__What needs to be done__. Without the pictures, extract every line from the start of the material to the line containing "fig = go.Figure()", both ends included.

Raw records:
################

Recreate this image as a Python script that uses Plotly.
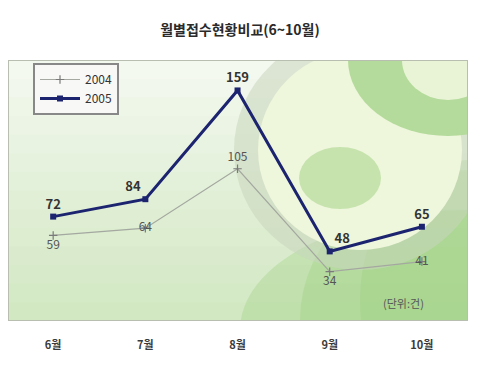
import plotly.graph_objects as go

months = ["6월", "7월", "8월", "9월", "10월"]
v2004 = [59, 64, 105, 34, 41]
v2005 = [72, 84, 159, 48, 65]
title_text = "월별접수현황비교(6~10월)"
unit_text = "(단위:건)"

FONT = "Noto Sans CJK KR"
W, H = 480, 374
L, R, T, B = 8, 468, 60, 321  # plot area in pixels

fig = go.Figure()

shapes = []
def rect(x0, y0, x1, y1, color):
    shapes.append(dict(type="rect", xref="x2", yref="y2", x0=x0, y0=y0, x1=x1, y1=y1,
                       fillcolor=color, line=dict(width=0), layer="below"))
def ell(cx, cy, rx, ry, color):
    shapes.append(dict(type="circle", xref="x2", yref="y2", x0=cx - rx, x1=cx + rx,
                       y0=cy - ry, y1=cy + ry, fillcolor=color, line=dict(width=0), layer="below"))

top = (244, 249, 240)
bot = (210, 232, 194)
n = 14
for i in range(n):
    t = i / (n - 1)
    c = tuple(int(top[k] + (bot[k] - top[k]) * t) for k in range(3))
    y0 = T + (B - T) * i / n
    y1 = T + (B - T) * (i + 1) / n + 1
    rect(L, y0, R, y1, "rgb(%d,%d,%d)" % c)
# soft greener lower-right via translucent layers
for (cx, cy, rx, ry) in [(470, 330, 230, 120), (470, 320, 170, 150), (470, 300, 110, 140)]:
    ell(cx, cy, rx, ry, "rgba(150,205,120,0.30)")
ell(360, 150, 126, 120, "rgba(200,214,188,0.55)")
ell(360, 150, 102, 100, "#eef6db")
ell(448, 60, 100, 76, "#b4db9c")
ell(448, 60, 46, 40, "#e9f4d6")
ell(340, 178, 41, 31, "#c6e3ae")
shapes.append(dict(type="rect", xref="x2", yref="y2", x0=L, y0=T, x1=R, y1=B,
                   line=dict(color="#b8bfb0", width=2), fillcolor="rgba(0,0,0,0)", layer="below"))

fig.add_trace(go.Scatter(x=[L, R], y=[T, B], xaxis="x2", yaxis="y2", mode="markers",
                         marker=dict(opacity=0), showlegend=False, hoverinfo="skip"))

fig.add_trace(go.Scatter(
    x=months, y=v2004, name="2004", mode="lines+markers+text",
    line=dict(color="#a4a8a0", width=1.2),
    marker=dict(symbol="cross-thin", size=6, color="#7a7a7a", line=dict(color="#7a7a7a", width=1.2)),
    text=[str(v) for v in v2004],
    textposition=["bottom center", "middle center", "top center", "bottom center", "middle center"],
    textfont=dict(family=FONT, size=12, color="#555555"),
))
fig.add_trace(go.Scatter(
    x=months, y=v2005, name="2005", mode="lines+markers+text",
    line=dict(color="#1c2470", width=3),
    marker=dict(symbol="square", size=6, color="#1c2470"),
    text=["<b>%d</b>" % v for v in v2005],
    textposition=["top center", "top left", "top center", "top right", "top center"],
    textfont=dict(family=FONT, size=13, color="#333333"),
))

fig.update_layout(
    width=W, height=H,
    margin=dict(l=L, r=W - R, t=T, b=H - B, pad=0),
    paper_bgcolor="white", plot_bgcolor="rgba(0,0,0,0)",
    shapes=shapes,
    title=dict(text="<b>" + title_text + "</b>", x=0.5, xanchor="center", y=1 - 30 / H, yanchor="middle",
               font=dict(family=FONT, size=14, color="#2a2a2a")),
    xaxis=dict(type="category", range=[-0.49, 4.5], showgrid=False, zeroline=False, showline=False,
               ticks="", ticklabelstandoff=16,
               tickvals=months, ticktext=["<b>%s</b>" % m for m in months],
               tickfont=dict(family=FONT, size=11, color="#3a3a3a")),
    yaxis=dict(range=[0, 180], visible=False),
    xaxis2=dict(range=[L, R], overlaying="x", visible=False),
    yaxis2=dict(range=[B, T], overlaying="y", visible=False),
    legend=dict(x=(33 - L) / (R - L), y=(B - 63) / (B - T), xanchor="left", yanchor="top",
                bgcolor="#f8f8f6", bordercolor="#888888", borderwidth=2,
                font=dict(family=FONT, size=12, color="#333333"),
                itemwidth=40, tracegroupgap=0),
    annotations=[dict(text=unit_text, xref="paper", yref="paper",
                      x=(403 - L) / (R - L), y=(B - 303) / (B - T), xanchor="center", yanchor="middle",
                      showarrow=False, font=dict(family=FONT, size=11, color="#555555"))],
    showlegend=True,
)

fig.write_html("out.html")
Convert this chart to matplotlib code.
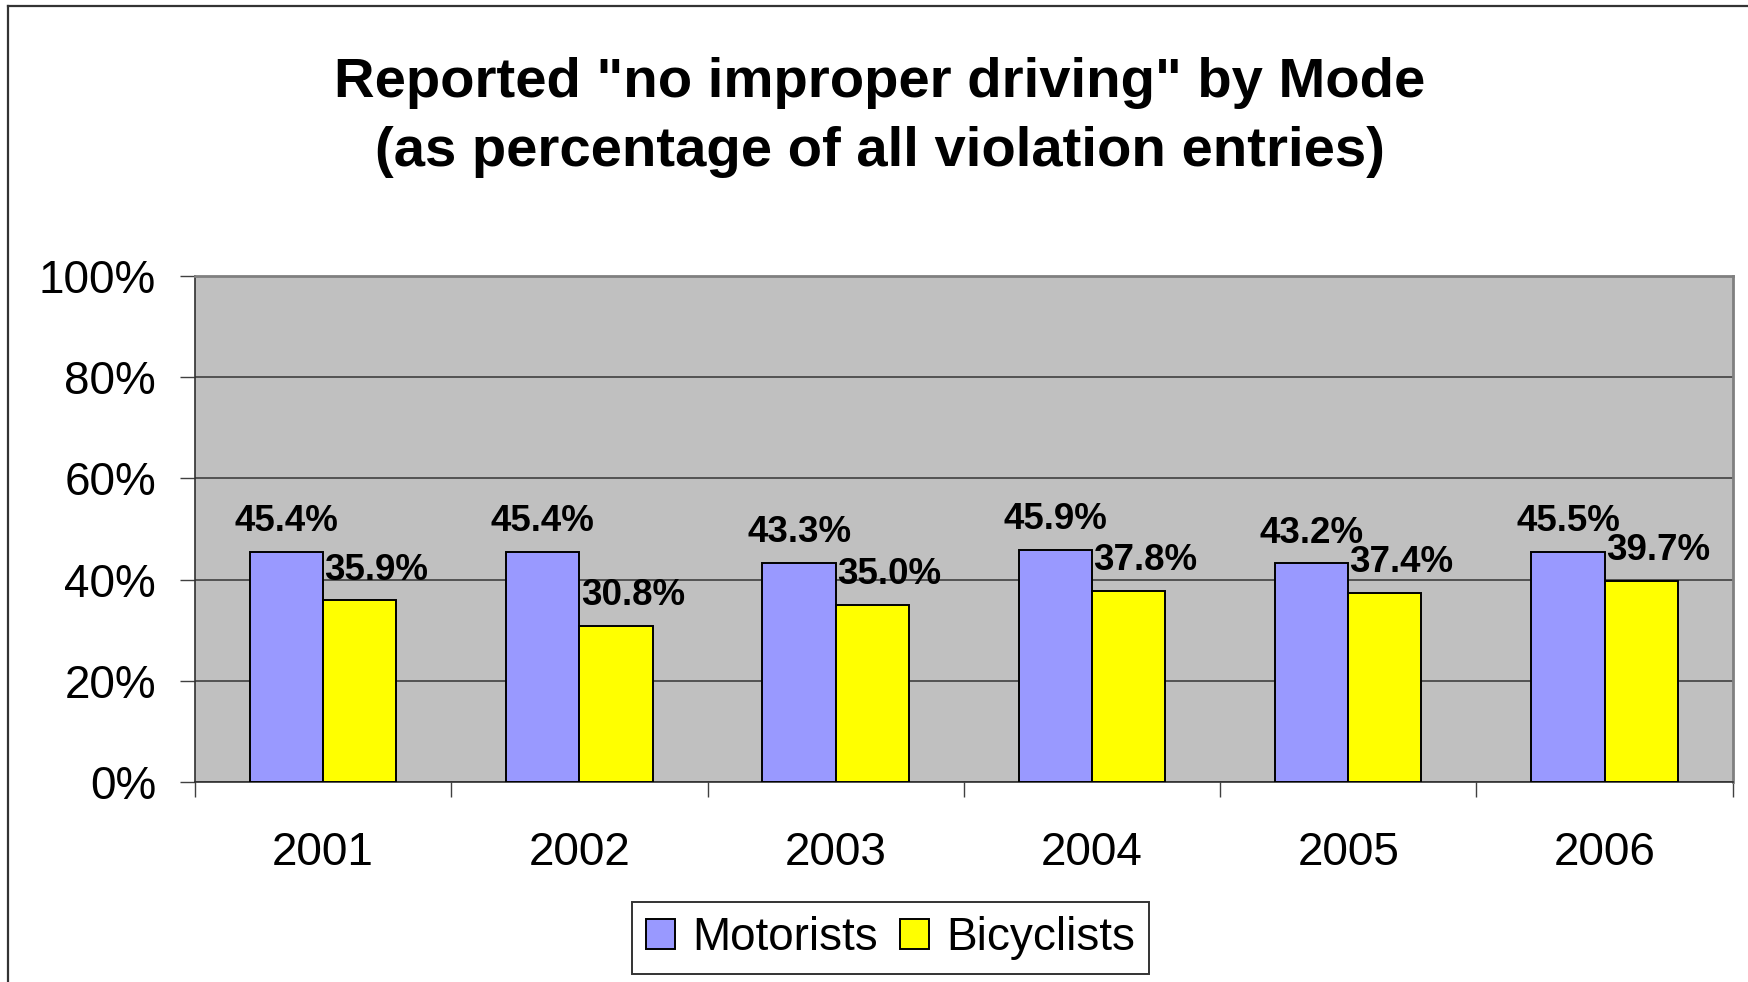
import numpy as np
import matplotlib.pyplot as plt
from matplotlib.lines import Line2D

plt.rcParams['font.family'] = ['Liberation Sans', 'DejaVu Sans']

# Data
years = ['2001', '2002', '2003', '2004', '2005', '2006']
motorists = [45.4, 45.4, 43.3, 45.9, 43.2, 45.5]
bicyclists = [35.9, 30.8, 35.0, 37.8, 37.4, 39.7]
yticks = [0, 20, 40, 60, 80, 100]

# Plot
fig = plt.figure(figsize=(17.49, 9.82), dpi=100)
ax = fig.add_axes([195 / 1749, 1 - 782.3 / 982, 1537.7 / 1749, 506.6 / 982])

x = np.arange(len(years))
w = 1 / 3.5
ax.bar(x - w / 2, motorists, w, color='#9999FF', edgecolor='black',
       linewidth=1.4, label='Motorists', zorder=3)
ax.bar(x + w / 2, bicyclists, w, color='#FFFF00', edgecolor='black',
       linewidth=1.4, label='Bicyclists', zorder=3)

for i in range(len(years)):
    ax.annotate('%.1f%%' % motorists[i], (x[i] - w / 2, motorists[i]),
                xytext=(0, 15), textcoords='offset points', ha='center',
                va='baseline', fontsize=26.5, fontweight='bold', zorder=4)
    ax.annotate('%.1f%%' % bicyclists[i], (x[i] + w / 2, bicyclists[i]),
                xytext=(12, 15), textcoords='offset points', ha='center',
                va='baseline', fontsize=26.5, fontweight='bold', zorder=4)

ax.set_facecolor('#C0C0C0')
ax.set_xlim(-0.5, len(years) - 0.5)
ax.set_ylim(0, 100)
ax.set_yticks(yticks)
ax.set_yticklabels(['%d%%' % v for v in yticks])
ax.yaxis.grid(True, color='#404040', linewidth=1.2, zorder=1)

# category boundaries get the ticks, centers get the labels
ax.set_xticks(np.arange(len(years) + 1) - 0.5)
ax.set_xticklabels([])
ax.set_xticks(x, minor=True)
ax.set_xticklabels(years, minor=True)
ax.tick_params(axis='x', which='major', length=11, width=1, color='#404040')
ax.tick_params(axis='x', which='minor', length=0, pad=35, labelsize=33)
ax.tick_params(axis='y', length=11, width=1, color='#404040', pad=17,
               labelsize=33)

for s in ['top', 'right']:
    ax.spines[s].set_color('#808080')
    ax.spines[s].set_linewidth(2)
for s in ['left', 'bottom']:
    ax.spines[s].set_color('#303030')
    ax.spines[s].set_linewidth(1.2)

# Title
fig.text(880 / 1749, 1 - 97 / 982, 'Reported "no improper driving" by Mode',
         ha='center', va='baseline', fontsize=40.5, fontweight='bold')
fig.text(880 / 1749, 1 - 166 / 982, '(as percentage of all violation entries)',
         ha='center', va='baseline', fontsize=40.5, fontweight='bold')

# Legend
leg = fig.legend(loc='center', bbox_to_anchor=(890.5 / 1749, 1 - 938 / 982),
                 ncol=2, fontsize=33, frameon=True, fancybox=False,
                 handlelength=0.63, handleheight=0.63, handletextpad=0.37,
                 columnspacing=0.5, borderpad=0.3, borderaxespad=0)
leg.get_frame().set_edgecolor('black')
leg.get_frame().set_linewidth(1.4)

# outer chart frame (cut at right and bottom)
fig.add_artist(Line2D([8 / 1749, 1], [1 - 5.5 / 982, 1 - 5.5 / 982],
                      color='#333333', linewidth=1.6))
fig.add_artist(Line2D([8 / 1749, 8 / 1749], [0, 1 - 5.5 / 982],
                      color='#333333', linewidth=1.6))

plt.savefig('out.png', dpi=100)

################

__Exercise output__.
Recreate this image as a Python script that uses Plotly.
import plotly.graph_objects as go

months = ["6월", "7월", "8월", "9월", "10월"]
v2004 = [59, 64, 105, 34, 41]
v2005 = [72, 84, 159, 48, 65]
title_text = "월별접수현황비교(6~10월)"
unit_text = "(단위:건)"

FONT = "Noto Sans CJK KR"
W, H = 480, 374
L, R, T, B = 8, 468, 60, 321  # plot area in pixels

fig = go.Figure()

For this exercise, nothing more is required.